[What the task requires]: Your task is to retype the lines from the opening of the material through the line that includes "seriesNames[0]), ...pair(harvestSize, orange, seriesNames[1])];". Do not copy the pictures.

[Data lines]:
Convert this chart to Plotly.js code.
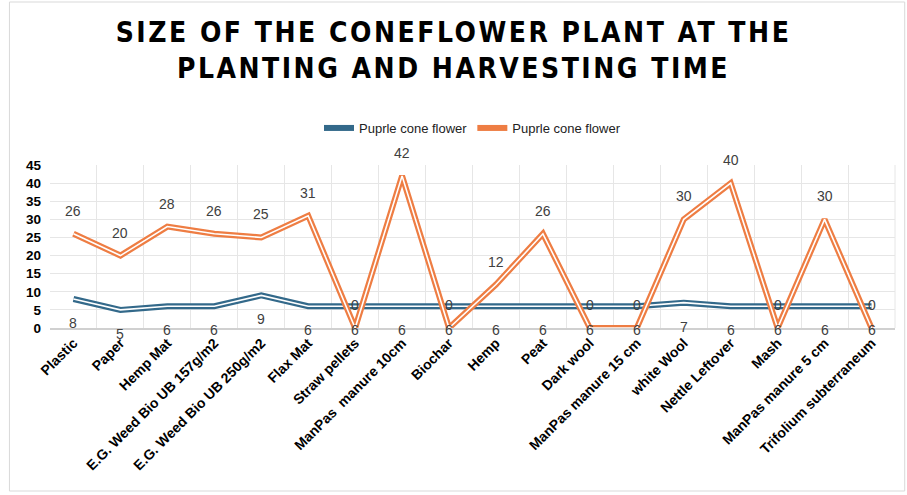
<!DOCTYPE html>
<html>
<head>
<meta charset="utf-8">
<script src="https://cdn.plot.ly/plotly-3.0.1.min.js"></script>
<style>
html,body{margin:0;padding:0;background:#fff;}
#chart{width:907px;height:495px;}
.gtitle{letter-spacing:2.5px;}
</style>
</head>
<body>
<div id="chart"></div>
<script>
const categories = ["Plastic","Paper","Hemp Mat","E.G. Weed Bio UB 157g/m2","E.G. Weed Bio UB 250g/m2","Flax Mat","Straw pellets","ManPas  manure 10cm","Biochar","Hemp","Peat","Dark wool","ManPas manure 15 cm","white Wool","Nettle Leftover","Mash","ManPas manure 5 cm","Trifolium subterraneum"];
const plantingSize = [8,5,6,6,9,6,6,6,6,6,6,6,6,7,6,6,6,6];
const harvestSize = [26,20,28,26,25,31,0,42,0,12,26,0,0,30,40,0,30,0];
const seriesNames = ["Puprle cone flower","Puprle cone flower"];
const yTicks = [0,5,10,15,20,25,30,35,40,45];

const blue = "#33698A";
const orange = "#EE7D43";

function pair(y, color, name) {
  return [
    {x: categories, y: y, type: "scatter", mode: "lines", name: name,
     line: {color: color, width: 6}, cliponaxis: false, hoverinfo: "skip"},
    {x: categories, y: y, type: "scatter", mode: "lines", showlegend: false,
     line: {color: "#ffffff", width: 1.6}, cliponaxis: false, hoverinfo: "skip"}
  ];
}
const data = [...pair(plantingSize, blue, seriesNames[0]), ...pair(harvestSize, orange, seriesNames[1])];

const annotations = [];
categories.forEach((c, i) => {
  annotations.push({x: c, y: harvestSize[i], xref: "x", yref: "y", text: String(harvestSize[i]),
    showarrow: false, yshift: 23, font: {family: "Liberation Sans, Arial", size: 14, color: "#404040"}});
  annotations.push({x: c, y: plantingSize[i], xref: "x", yref: "y", text: String(plantingSize[i]),
    showarrow: false, yshift: -24, font: {family: "Liberation Sans, Arial", size: 14, color: "#404040"}});
});

const layout = {
  width: 907, height: 495,
  paper_bgcolor: "#ffffff", plot_bgcolor: "#ffffff",
  margin: {l: 50, r: 12, t: 165, b: 167},
  title: {text: "SIZE OF THE CONEFLOWER PLANT AT THE<br>PLANTING AND HARVESTING TIME",
    x: 0.5, xanchor: "center", y: 0.915, yanchor: "middle",
    font: {family: "DejaVu Sans Condensed, DejaVu Sans", size: 28, color: "#000000", weight: 700}},
  showlegend: true,
  legend: {orientation: "h", x: 0.5, xanchor: "center", y: 1.227, yanchor: "middle", yref: "paper",
    font: {family: "Liberation Sans, Arial", size: 13, color: "#222"}},
  xaxis: {type: "category", tickson: "boundaries", showgrid: true, gridcolor: "#e6e6e6", gridwidth: 1,
    tickangle: -45, ticks: "", showline: true, linecolor: "#d0d0d0", linewidth: 1.5, mirror: false,
    tickfont: {family: "Liberation Sans, Arial", size: 14, color: "#000", weight: 700},
    range: [-0.5, 17.5], automargin: false, fixedrange: true},
  yaxis: {range: [0, 45], tickvals: yTicks, ticktext: yTicks.map(String), showgrid: true, gridcolor: "#e6e6e6",
    zeroline: false, showline: false, ticks: "", ticklabelstandoff: 8,
    tickfont: {family: "Liberation Sans, Arial", size: 13.5, color: "#000", weight: 700},
    automargin: false, fixedrange: true},
  annotations: annotations,
  shapes: [
    {type: "rect", xref: "paper", yref: "paper", x0: -0.048, x1: 1.0115, y0: -1.0, y1: 2.0,
     line: {color: "#d9d9d9", width: 1}, fillcolor: "rgba(0,0,0,0)", layer: "below"},
    {type: "line", xref: "paper", yref: "paper", x0: 1, x1: 1, y0: 0, y1: 1, line: {color: "#e6e6e6", width: 1}, layer: "below"}
  ]
};

Plotly.newPlot("chart", data, layout, {displayModeBar: false, staticPlot: true});
</script>
</body>
</html>
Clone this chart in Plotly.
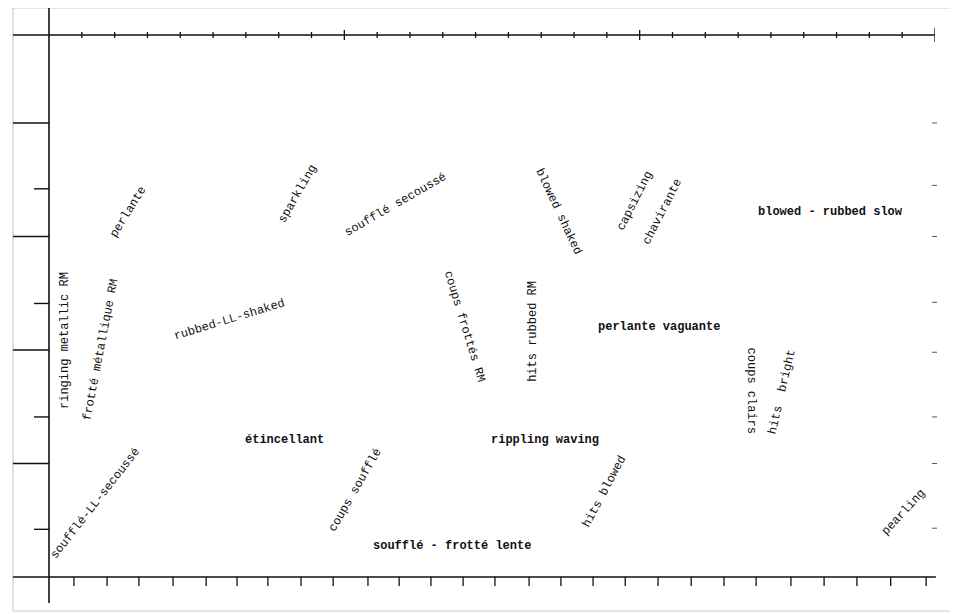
import plotly.graph_objects as go

# ---- data (x in top-axis tick units, y in left long-tick units) ----
labels = [
    "ringing metallic RM", "frotté métallique RM", "perlante", "sparkling",
    "soufflé secoussé", "blowed shaked", "capsizing", "chavirante",
    "blowed - rubbed slow", "rubbed-LL-shaked", "coups frottés RM", "hits rubbed RM",
    "perlante vaguante", "coups clairs", "hits  bright", "étincellant",
    "rippling waving", "soufflé-LL-secoussé", "coups soufflé", "soufflé - frotté lente",
    "hits blowed", "pearling",
]
label_x = [0.49, 1.58, 2.41, 7.59, 10.55, 15.54, 17.86, 18.68, 23.83, 5.49, 12.65, 14.75,
           18.59, 21.40, 22.34, 7.19, 15.12, 1.43, 9.33, 12.28, 16.92, 26.06]
label_y = [2.08, 2.00, 3.22, 3.37, 3.28, 3.22, 3.31, 3.22, 3.22, 2.26, 2.21, 2.16,
           2.20, 1.64, 1.63, 1.21, 1.21, 0.65, 0.77, 0.27, 0.75, 0.57]
label_angle = [-90, -79, -58, -60, -30, 65, -63, -63, 0, -17, 73, -90,
               0, 90, -77, 0, 0, -52, -60, 0, -62, -47]

top_ticks = list(range(1, 28))
top_major = [9, 18, 27]
bottom_ticks = [0.76, 1.77, 2.74, 3.78, 4.79, 5.73, 6.67, 7.68, 8.66, 9.72, 10.67, 11.64,
                12.62, 13.59, 14.63, 15.60, 16.58, 17.56, 18.56, 19.57, 20.57, 21.55,
                22.61, 23.62, 24.62, 25.65, 26.73]
left_long_ticks = [1, 2, 3, 4]
left_short_ticks = [0.42, 1.41, 2.41, 3.42]
right_ticks = [0.43, 1.0, 1.41, 1.98, 2.42, 3.0, 3.45, 4.0]

X_RANGE = [0, 27]
Y_RANGE = [0, 4.775]

INK = "#111111"
FRAME = "#c9ccd3"

fig = go.Figure()
# invisible trace to establish axes
fig.add_trace(go.Scatter(x=X_RANGE, y=Y_RANGE, mode="markers",
                         marker=dict(opacity=0), hoverinfo="skip", showlegend=False))

shapes = []
# outer scan frame (right side falls outside the page)
shapes.append(dict(type="rect", xref="paper", yref="paper", x0=-0.0406, x1=1.08,
                   y0=-0.0627, y1=1.0498, line=dict(color=FRAME, width=1.2)))
# main axis lines
shapes.append(dict(type="line", xref="paper", yref="paper", x0=-0.0406, x1=1.0,
                   y0=1, y1=1, line=dict(color=INK, width=1.4)))
shapes.append(dict(type="line", xref="paper", yref="paper", x0=-0.0406, x1=1.001,
                   y0=0, y1=0, line=dict(color=INK, width=1.4)))
shapes.append(dict(type="line", xref="paper", yref="paper", x0=0, x1=0,
                   y0=-0.048, y1=1.0498, line=dict(color=INK, width=1.6)))

# top ticks (crossing the line)
for t in top_ticks:
    h = 5 if t in top_major else 3
    if t == 27:
        h = 7
    shapes.append(dict(type="line", xref="x", yref="paper", ysizemode="pixel", yanchor=1,
                       x0=t, x1=t, y0=-h, y1=h, line=dict(color=INK, width=1.3)))
# bottom ticks (downward)
for t in bottom_ticks:
    shapes.append(dict(type="line", xref="x", yref="paper", ysizemode="pixel", yanchor=0,
                       x0=t, x1=t, y0=0, y1=-9, line=dict(color=INK, width=1.3)))
# left ticks
for t in left_long_ticks:
    shapes.append(dict(type="line", xref="paper", yref="y", x0=-0.0406, x1=0,
                       y0=t, y1=t, line=dict(color=INK, width=1.6)))
for t in left_short_ticks:
    shapes.append(dict(type="line", xref="paper", yref="y", xsizemode="pixel", xanchor=0,
                       x0=-15, x1=0, y0=t, y1=t, line=dict(color=INK, width=1.4)))
# faint right ticks
for t in right_ticks:
    shapes.append(dict(type="line", xref="paper", yref="y", xsizemode="pixel", xanchor=1,
                       x0=-3, x1=2, y0=t, y1=t, line=dict(color="#555555", width=1)))

annotations = []
for txt, x, y, a in zip(labels, label_x, label_y, label_angle):
    weight = "bold" if a == 0 else "normal"
    annotations.append(dict(x=x, y=y, xref="x", yref="y", text=txt, showarrow=False,
                            textangle=a, xanchor="center", yanchor="middle",
                            font=dict(family="Liberation Mono, Courier New, monospace",
                                      size=12, color=INK, weight=weight)))

# page body has an 8px default margin, so margins are reduced by 8px on left/top
fig.update_layout(
    width=958, height=614, autosize=False,
    margin=dict(l=41, r=31, t=27, b=45, pad=0),
    paper_bgcolor="white", plot_bgcolor="white",
    xaxis=dict(range=X_RANGE, visible=False, fixedrange=True),
    yaxis=dict(range=Y_RANGE, visible=False, fixedrange=True),
    shapes=shapes, annotations=annotations, showlegend=False,
)

fig.write_html("out.html")
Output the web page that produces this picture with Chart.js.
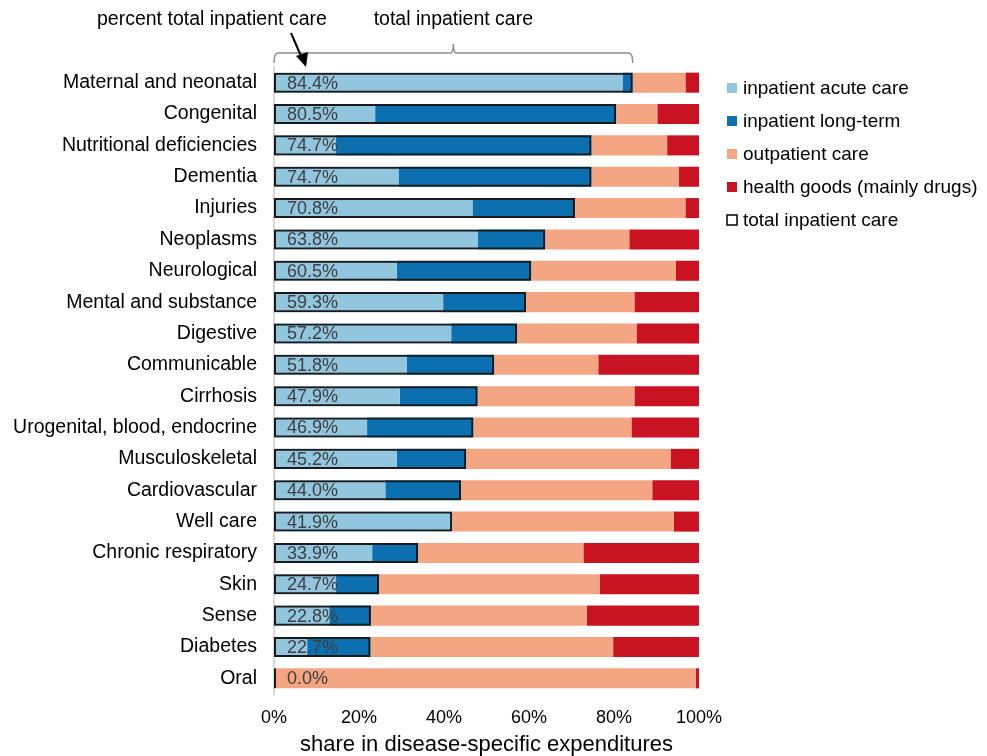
<!DOCTYPE html>
<html>
<head>
<meta charset="utf-8">
<script src="https://cdn.jsdelivr.net/npm/chart.js@4.4.1/dist/chart.umd.min.js"></script>
<style>
    html, body { margin: 0; padding: 0; background: #fff; }
    #wrap { position: relative; width: 987px; height: 756px; }
</style>
</head>
<body>
<div id="wrap"><canvas id="shareChart"></canvas></div>
<script>
const categories = [
    "Maternal and neonatal", "Congenital", "Nutritional deficiencies", "Dementia", "Injuries",
    "Neoplasms", "Neurological", "Mental and substance", "Digestive", "Communicable",
    "Cirrhosis", "Urogenital, blood, endocrine", "Musculoskeletal", "Cardiovascular", "Well care",
    "Chronic respiratory", "Skin", "Sense", "Diabetes", "Oral"
];
const inpatientAcute = [82.0, 23.8, 14.6, 29.3, 46.7, 48.0, 28.9, 39.8, 41.7, 31.2, 29.6, 21.9, 28.9, 26.2, 41.9, 23.1, 14.6, 13.0, 7.8, 0];
const inpatientLongTerm = [2.4, 56.7, 60.1, 45.4, 24.1, 15.8, 31.6, 19.5, 15.5, 20.6, 18.3, 25.0, 16.3, 17.8, 0, 10.8, 10.1, 9.8, 14.9, 0];
const outpatientCare = [12.4, 9.7, 17.8, 20.6, 26.0, 19.8, 34.0, 25.5, 28.1, 24.5, 36.9, 37.2, 48.1, 45.0, 52.2, 38.9, 51.9, 50.8, 57.1, 99.2];
const healthGoods = [3.2, 9.8, 7.5, 4.7, 3.2, 16.4, 5.5, 15.2, 14.7, 23.7, 15.2, 15.9, 6.7, 11.0, 5.9, 27.2, 23.4, 26.4, 20.2, 0.8];
const totalInpatient = [84.4, 80.5, 74.7, 74.7, 70.8, 63.8, 60.5, 59.3, 57.2, 51.8, 47.9, 46.9, 45.2, 44.0, 41.9, 33.9, 24.7, 22.8, 22.7, 0.0];
const xTicks = [0, 20, 40, 60, 80, 100];

const FONT = "'Liberation Sans', Arial, sans-serif";

// annotations, bar labels and legend
const extras = {
    id: "extras",
    afterDatasetsDraw(chart) {
        const ctx = chart.ctx;
        const x = chart.scales.x;
        const y = chart.scales.y;

        // percent labels inside the bars
        ctx.save();
        ctx.font = "18px " + FONT;
        ctx.fillStyle = "#404040";
        ctx.textBaseline = "middle";
        ctx.textAlign = "left";
        totalInpatient.forEach((v, i) => {
            ctx.fillText(v.toFixed(1) + "%", x.getPixelForValue(0) + 13, y.getPixelForValue(i) + 1);
        });
        ctx.restore();
    },
    afterDraw(chart) {
        const ctx = chart.ctx;
        const x = chart.scales.x;
        const x0 = x.getPixelForValue(0);
        const x1 = x.getPixelForValue(totalInpatient[0]);
        const xm = (x0 + x1) / 2;

        // bracket over the first bar
        ctx.save();
        ctx.strokeStyle = "#8c8c8c";
        ctx.lineWidth = 1.5;
        ctx.beginPath();
        ctx.moveTo(x0, 63);
        ctx.quadraticCurveTo(x0, 53, x0 + 4, 53);
        ctx.lineTo(xm - 3, 53);
        ctx.quadraticCurveTo(xm, 53, xm, 44);
        ctx.quadraticCurveTo(xm, 53, xm + 3, 53);
        ctx.lineTo(x1 - 4, 53);
        ctx.quadraticCurveTo(x1, 53, x1, 63);
        ctx.stroke();

        // top texts
        ctx.fillStyle = "#000";
        ctx.font = "19.5px " + FONT;
        ctx.textBaseline = "middle";
        ctx.textAlign = "left";
        ctx.fillText("percent total inpatient care", 97, 20);
        ctx.textAlign = "center";
        ctx.fillText("total inpatient care", xm, 20);

        // arrow
        ctx.strokeStyle = "#000";
        ctx.lineWidth = 2;
        ctx.beginPath();
        ctx.moveTo(291, 33);
        ctx.lineTo(301, 56);
        ctx.stroke();
        ctx.beginPath();
        ctx.moveTo(306, 67);
        ctx.lineTo(296, 56);
        ctx.lineTo(308, 52);
        ctx.closePath();
        ctx.fill();

        // legend
        const items = chart.data.datasets.slice().sort((a, b) => a.legendIndex - b.legendIndex);
        ctx.font = "19px " + FONT;
        ctx.textAlign = "left";
        items.forEach((ds, i) => {
            const cy = 88 + i * 33;
            if (ds.outline) {
                ctx.fillStyle = "#fff";
                ctx.fillRect(727, cy - 5, 10, 10);
                ctx.strokeStyle = "#000";
                ctx.lineWidth = 1.5;
                ctx.strokeRect(727, cy - 5, 10, 10);
            } else {
                ctx.fillStyle = ds.backgroundColor;
                ctx.fillRect(727, cy - 5, 10, 10);
            }
            ctx.fillStyle = "#000";
            ctx.fillText(ds.label, 743, cy + 1);
        });
        ctx.restore();
    }
};

const ctx = document.getElementById("shareChart").getContext("2d");
new Chart(ctx, {
    type: "bar",
    data: {
        labels: categories,
        datasets: [
            {
                label: "total inpatient care",
                data: totalInpatient,
                stack: "total",
                grouped: false,
                order: -1,
                outline: true,
                legendIndex: 4,
                backgroundColor: "rgba(0,0,0,0)",
                borderColor: "#1a1a1a",
                borderWidth: 2,
                borderSkipped: false,
                minBarLength: 2
            },
            { label: "inpatient acute care", data: inpatientAcute, stack: "main", legendIndex: 0, backgroundColor: "#92c5de" },
            { label: "inpatient long-term", data: inpatientLongTerm, stack: "main", legendIndex: 1, backgroundColor: "#0b6fb0" },
            { label: "outpatient care", data: outpatientCare, stack: "main", legendIndex: 2, backgroundColor: "#f4a582" },
            { label: "health goods (mainly drugs)", data: healthGoods, stack: "main", legendIndex: 3, backgroundColor: "#ca1322" }
        ]
    },
    options: {
        indexAxis: "y",
        responsive: true,
        maintainAspectRatio: false,
        animation: false,
        datasets: { bar: { barPercentage: 0.64, categoryPercentage: 1.0 } },
        layout: { padding: { top: 67, right: 288, bottom: 0, left: 0 } },
        scales: {
            x: {
                stacked: true,
                min: 0,
                max: 100,
                afterBuildTicks: (scale) => { scale.ticks = xTicks.map(v => ({ value: v })); },
                afterFit: (scale) => { scale.height = 62; },
                grid: { display: false, drawTicks: false },
                border: { display: false },
                ticks: {
                    padding: 13,
                    color: "#000",
                    font: { family: FONT, size: 18 },
                    callback: (v) => v + "%"
                },
                title: {
                    display: true,
                    text: "share in disease-specific expenditures",
                    color: "#000",
                    font: { family: FONT, size: 22, lineHeight: 1.0 },
                    padding: { top: 0, bottom: 0 }
                }
            },
            y: {
                stacked: true,
                afterFit: (scale) => { scale.width = 274; },
                grid: { display: false, drawTicks: false },
                border: { display: true, color: "#d9d9d9", width: 2 },
                ticks: {
                    padding: 17,
                    color: "#000",
                    font: { family: FONT, size: 19.5 }
                }
            }
        },
        plugins: {
            legend: { display: false },
            tooltip: { enabled: false }
        }
    },
    plugins: [extras]
});
</script>
</body>
</html>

[Finished answer]:
Convert this chart to Plotly.js code.
<!DOCTYPE html>
<html>
<head>
<meta charset="utf-8">
<script src="https://cdn.plot.ly/plotly-3.0.1.min.js"></script>
<style>
html,body{margin:0;padding:0;background:#fff;}
#chart{width:907px;height:495px;}
.gtitle{letter-spacing:2.5px;}
</style>
</head>
<body>
<div id="chart"></div>
<script>
const categories = ["Plastic","Paper","Hemp Mat","E.G. Weed Bio UB 157g/m2","E.G. Weed Bio UB 250g/m2","Flax Mat","Straw pellets","ManPas  manure 10cm","Biochar","Hemp","Peat","Dark wool","ManPas manure 15 cm","white Wool","Nettle Leftover","Mash","ManPas manure 5 cm","Trifolium subterraneum"];
const plantingSize = [8,5,6,6,9,6,6,6,6,6,6,6,6,7,6,6,6,6];
const harvestSize = [26,20,28,26,25,31,0,42,0,12,26,0,0,30,40,0,30,0];
const seriesNames = ["Puprle cone flower","Puprle cone flower"];
const yTicks = [0,5,10,15,20,25,30,35,40,45];

const blue = "#33698A";
const orange = "#EE7D43";

function pair(y, color, name) {
  return [
    {x: categories, y: y, type: "scatter", mode: "lines", name: name,
     line: {color: color, width: 6}, cliponaxis: false, hoverinfo: "skip"},
    {x: categories, y: y, type: "scatter", mode: "lines", showlegend: false,
     line: {color: "#ffffff", width: 1.6}, cliponaxis: false, hoverinfo: "skip"}
  ];
}
const data = [...pair(plantingSize, blue, seriesNames[0]), ...pair(harvestSize, orange, seriesNames[1])];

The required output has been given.